October 20, 2013 – We are only a few months from seeing the first 3D printer deployed to the International Space Station (ISS) with the goal of being able to fabricate components of use to the human crew on board. The projected date for the arrival is June 2014.
The European Space Agency (ESA) is heading up the AMAZE Project. AMAZE stands for Additive Manufacturing Aiming Towards Zero Waste and Efficient Production of High-Tech Metal Products.
The immediate goal of 3D printing in space is focused on creating parts and tools for use on the ISS. The ultimate goal will be to construct satellites from on board materials or build and assemble the technology for human Deep Space flights. By manufacturing in low-Earth orbit human space missions to the Moon will be far less expensive to mount. No more need for large payload launches from the gravity-well of Earth.

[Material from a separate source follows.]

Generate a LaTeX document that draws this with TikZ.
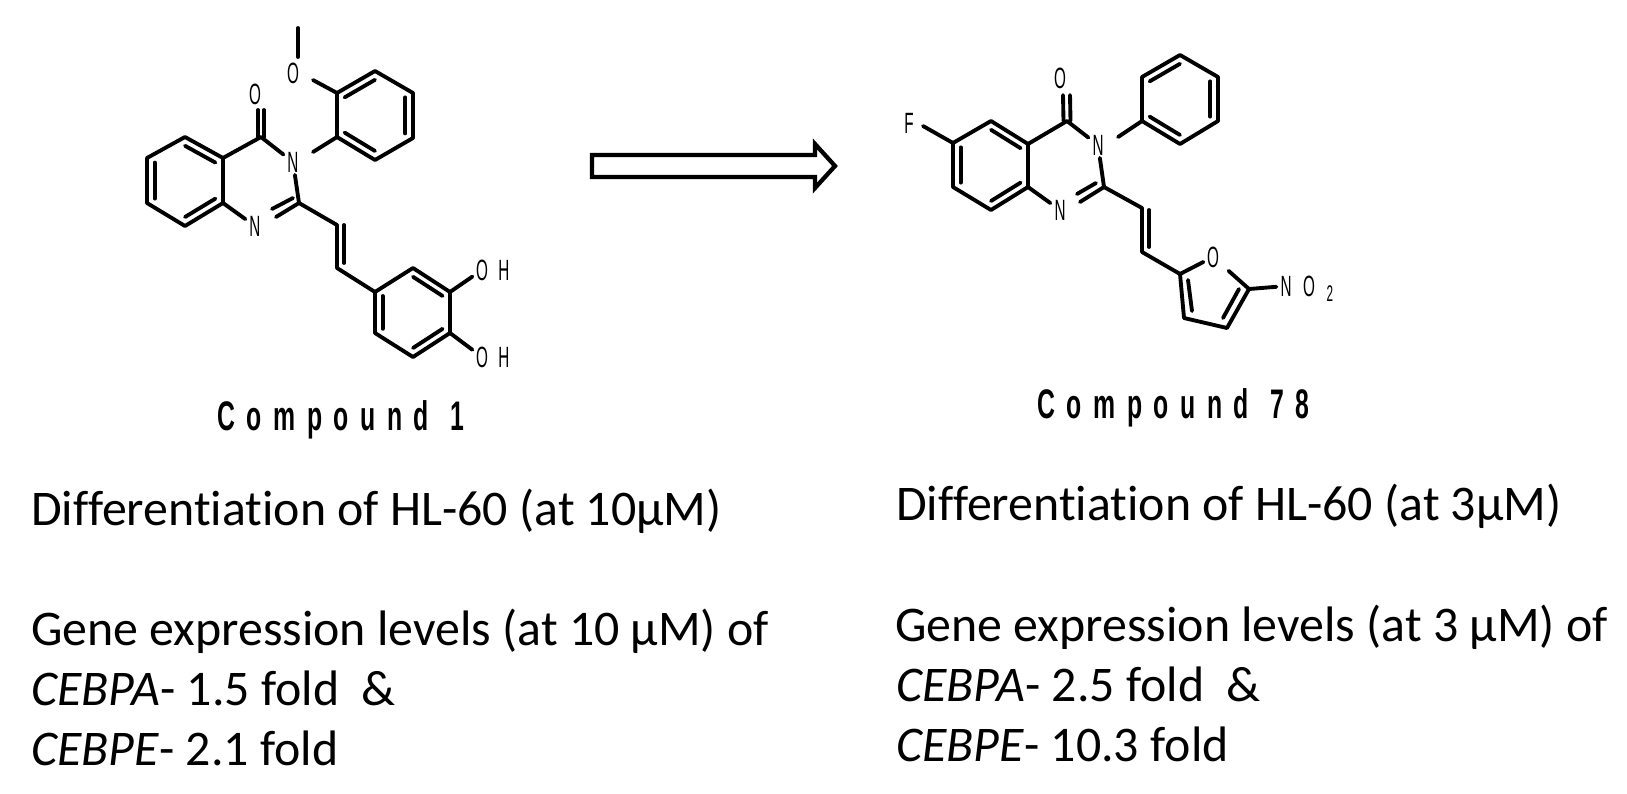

AMAZE will operate in zero gravity unlike the 3D printers we currently use here on Earth. The project is being supported by 28 industrial partners who hope to learn how to create space-ready tools and objects by blending metals in new ways not possible on the Earth’s surface.
The evolution of 3D printers has moved beyond plastic and organic materials to now include metals. The different requirements for these materials involves incorporating lasers to heat the materials to temperatures as high as 3,500 Celsius (6,332 Fahrenheit) degrees. The type of materials that will be used include steel, aluminum, titanium, gold and silver. The 3D printer will translate computer designs to finished products. Although not yet the equivalent of a Star Trek replicator, AMAZE will be the first real step made by humans in achieving that type of technology.